Daily iron ore price update (coking broking)

Iron ore price charts for April 27, 2020:

Spot down but everything was supported a little by falling port inventories:

Some argue that these can’t fall much more. History suggests otherwise.

Coking coal is breaking, via Argus:

Term customers have deferred taking delivery of coal coking from Australian mining firm Stanmore Coal, as the Covid-19 pandemic drags on demand for seaborne supplies.

Stanmore said it will now make no sales in June, after around 250,000t of contracted sales were deferred until later in the year. The firm is still likely to ship around 250,000t in April-June, despite the deferral, after it maintained its production guidance of 2.35mn t for the year to 30 June. But it has cut its guidance for earnings before tax and interest to A$80mn-85mn ($52mn-55mn) from A$92mn-100mn to reflect the absence of June sales.

The deferrals come as spot coking coal prices have been hit weak demand from steelmakers because of lockdowns imposed to combat the coronavirus pandemic. Other buyers are likely to look to defer shipments or buy at the bottom of their contracted volume range, potentially pushing more coking coal supplies on to the spot market.

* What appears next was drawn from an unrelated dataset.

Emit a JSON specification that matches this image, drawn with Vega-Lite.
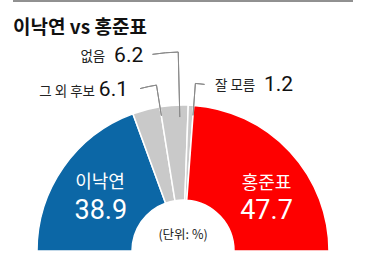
{
  "$schema": "https://vega.github.io/schema/vega-lite/v6.json",
  "width": 340,
  "height": 250,
  "autosize": {"type": "none"},
  "padding": {"top": 1, "left": 13, "right": 13, "bottom": 22},
  "background": "white",
  "title": {
    "text": "이낙연 vs 홍준표",
    "anchor": "start",
    "frame": "group",
    "offset": -52,
    "baseline": "alphabetic",
    "font": "Noto Sans CJK KR",
    "fontSize": 19,
    "fontWeight": "bold",
    "color": "#111111"
  },
  "config": {"view": {"stroke": null}},
  "data": {
    "values": [
      {"name": "이낙연", "value": 38.9},
      {"name": "그 외 후보", "value": 6.1},
      {"name": "없음", "value": 6.2},
      {"name": "잘 모름", "value": 1.2},
      {"name": "홍준표", "value": 47.7}
    ]
  },
  "transform": [{"stack": "value", "groupby": [], "as": ["start", "end"]}],
  "layer": [
    {
      "data": {"values": [{"line": "top"}]},
      "mark": {"type": "rule", "color": "#222222", "strokeWidth": 1},
      "encoding": {
        "y": {"datum": 1, "type": "quantitative", "scale": {"domain": [0, 1]}, "axis": null}
      }
    },
    {
      "mark": {"type": "arc", "y": "height", "radius": 146, "radius2": 51, "stroke": "white", "strokeWidth": 1.5},
      "encoding": {
        "theta": {"field": "start", "type": "quantitative", "scale": {"domain": [0, 100.1], "range": [-1.5707963, 1.5707963]}},
        "theta2": {"field": "end"},
        "color": {
          "field": "name",
          "type": "nominal",
          "scale": {
            "domain": ["이낙연", "그 외 후보", "없음", "잘 모름", "홍준표"],
            "range": ["#0c67a6", "#c9c9c9", "#c9c9c9", "#c9c9c9", "#fe0000"]
          },
          "legend": null
        }
      }
    },
    {
      "transform": [{"filter": "datum.name === '그 외 후보'"}],
      "mark": {"type": "arc", "y": "height", "radius": 168, "radius2": 137, "stroke": "#8a8a8a", "strokeWidth": 1, "fillOpacity": 0},
      "encoding": {"theta": {"field": "end", "type": "quantitative"}, "theta2": {"field": "end"}}
    },
    {
      "transform": [{"filter": "datum.name === '그 외 후보'"}],
      "mark": {"type": "arc", "y": "height", "radius": 168, "radius2": 168, "theta2Offset": -0.1, "stroke": "#8a8a8a", "strokeWidth": 1, "fillOpacity": 0},
      "encoding": {"theta": {"field": "end", "type": "quantitative"}, "theta2": {"field": "end"}}
    },
    {
      "transform": [{"filter": "datum.name === '없음'"}],
      "mark": {"type": "arc", "y": "height", "radius": 199, "radius2": 134, "thetaOffset": -0.06, "theta2Offset": -0.06, "stroke": "#8a8a8a", "strokeWidth": 1, "fillOpacity": 0},
      "encoding": {"theta": {"field": "end", "type": "quantitative"}, "theta2": {"field": "end"}}
    },
    {
      "transform": [{"filter": "datum.name === '없음'"}],
      "mark": {"type": "arc", "y": "height", "radius": 199, "radius2": 199, "thetaOffset": -0.06, "theta2Offset": -0.19, "stroke": "#8a8a8a", "strokeWidth": 1, "fillOpacity": 0},
      "encoding": {"theta": {"field": "end", "type": "quantitative"}, "theta2": {"field": "end"}}
    },
    {
      "transform": [{"filter": "datum.name === '잘 모름'"}],
      "mark": {"type": "arc", "y": "height", "radius": 168, "radius2": 136, "stroke": "#8a8a8a", "strokeWidth": 1, "fillOpacity": 0},
      "encoding": {"theta": {"field": "end", "type": "quantitative"}, "theta2": {"field": "end"}}
    },
    {
      "transform": [{"filter": "datum.name === '잘 모름'"}],
      "mark": {"type": "arc", "y": "height", "radius": 168, "radius2": 168, "theta2Offset": 0.055, "stroke": "#8a8a8a", "strokeWidth": 1, "fillOpacity": 0},
      "encoding": {"theta": {"field": "end", "type": "quantitative"}, "theta2": {"field": "end"}}
    },
    {
      "transform": [{"filter": "datum.name === '그 외 후보'"}],
      "mark": {"type": "text", "y": "height", "radius": 168, "align": "right", "baseline": "alphabetic", "dx": -61.5, "dy": 10.5, "font": "Noto Sans CJK KR", "fontSize": 13.5, "color": "#222222"},
      "encoding": {"theta": {"field": "end", "type": "quantitative"}, "text": {"field": "name"}}
    },
    {
      "transform": [{"filter": "datum.name === '그 외 후보'"}],
      "mark": {"type": "text", "y": "height", "radius": 168, "align": "right", "baseline": "alphabetic", "dx": -28.5, "dy": 11, "font": "Roboto", "fontSize": 21, "color": "#111111"},
      "encoding": {"theta": {"field": "end", "type": "quantitative"}, "text": {"field": "value", "type": "quantitative", "format": ".1f"}}
    },
    {
      "transform": [{"filter": "datum.name === '없음'"}],
      "mark": {"type": "text", "y": "height", "radius": 199, "thetaOffset": -0.06, "align": "right", "baseline": "alphabetic", "dx": -73, "dy": 9, "font": "Noto Sans CJK KR", "fontSize": 13.5, "color": "#222222"},
      "encoding": {"theta": {"field": "end", "type": "quantitative"}, "text": {"field": "name"}}
    },
    {
      "transform": [{"filter": "datum.name === '없음'"}],
      "mark": {"type": "text", "y": "height", "radius": 199, "thetaOffset": -0.06, "align": "right", "baseline": "alphabetic", "dx": -35, "dy": 10, "font": "Roboto", "fontSize": 21, "color": "#111111"},
      "encoding": {"theta": {"field": "end", "type": "quantitative"}, "text": {"field": "value", "type": "quantitative", "format": ".1f"}}
    },
    {
      "transform": [{"filter": "datum.name === '잘 모름'"}],
      "mark": {"type": "text", "y": "height", "radius": 168, "align": "left", "baseline": "alphabetic", "dx": 19.6, "dy": 7, "font": "Noto Sans CJK KR", "fontSize": 13.5, "color": "#222222"},
      "encoding": {"theta": {"field": "end", "type": "quantitative"}, "text": {"field": "name"}}
    },
    {
      "transform": [{"filter": "datum.name === '잘 모름'"}],
      "mark": {"type": "text", "y": "height", "radius": 168, "align": "left", "baseline": "alphabetic", "dx": 68.6, "dy": 7.5, "font": "Roboto", "fontSize": 21, "color": "#111111"},
      "encoding": {"theta": {"field": "end", "type": "quantitative"}, "text": {"field": "value", "type": "quantitative", "format": ".1f"}}
    },
    {
      "mark": {"type": "text", "y": "height", "radius": 104, "align": "center", "baseline": "middle", "dx": 2.2, "dy": -8, "font": "Noto Sans CJK KR", "fontSize": 18, "color": "white"},
      "encoding": {
        "theta": {"field": "value", "type": "quantitative", "stack": true},
        "order": {"field": "start", "type": "quantitative"},
        "detail": {"field": "name"},
        "text": {"condition": {"test": "datum.name === '이낙연'", "field": "name", "type": "nominal"}, "value": ""}
      }
    },
    {
      "mark": {"type": "text", "y": "height", "radius": 104, "align": "center", "baseline": "middle", "dx": 3, "dy": 19.6, "font": "Roboto", "fontSize": 27, "color": "white"},
      "encoding": {
        "theta": {"field": "value", "type": "quantitative", "stack": true},
        "order": {"field": "start", "type": "quantitative"},
        "detail": {"field": "name"},
        "text": {"condition": {"test": "datum.name === '이낙연'", "field": "value", "type": "quantitative", "format": ".1f"}, "value": ""}
      }
    },
    {
      "mark": {"type": "text", "y": "height", "radius": 104, "align": "center", "baseline": "middle", "dx": 7.3, "dy": 3.3, "font": "Noto Sans CJK KR", "fontSize": 18, "color": "white"},
      "encoding": {
        "theta": {"field": "value", "type": "quantitative", "stack": true},
        "order": {"field": "start", "type": "quantitative"},
        "detail": {"field": "name"},
        "text": {"condition": {"test": "datum.name === '홍준표'", "field": "name", "type": "nominal"}, "value": ""}
      }
    },
    {
      "mark": {"type": "text", "y": "height", "radius": 104, "align": "center", "baseline": "middle", "dx": 7.3, "dy": 30.8, "font": "Roboto", "fontSize": 27, "color": "white"},
      "encoding": {
        "theta": {"field": "value", "type": "quantitative", "stack": true},
        "order": {"field": "start", "type": "quantitative"},
        "detail": {"field": "name"},
        "text": {"condition": {"test": "datum.name === '홍준표'", "field": "value", "type": "quantitative", "format": ".1f"}, "value": ""}
      }
    },
    {
      "data": {"values": [{"unit": "(단위: %)"}]},
      "mark": {"type": "text", "y": "height", "align": "center", "baseline": "middle", "dy": -16, "font": "Noto Sans CJK KR", "fontSize": 12.5, "color": "#222222"},
      "encoding": {"text": {"field": "unit"}}
    }
  ]
}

Argus last assessed the premium hard low-vol coking coal price at $117.50/t fob Australia on 24 April, down by 24pc from $154.15/t a month earlier. Argus assessed the semi-soft mid-vol coking coal price at $80/t fob Australia and PCI low-vol price at $78.30/t, down from $104.60/t and $98.30/t, respectively, in the same comparison.

Thermal coal has been smashed as well, last trading at $56.70.

Combined, the two coal are now miles below the budget outlook and largely offsetting iron ore being higher.

And it is they that are pointing the way for iron ore in my view (barring a Brazilian virus shutdown).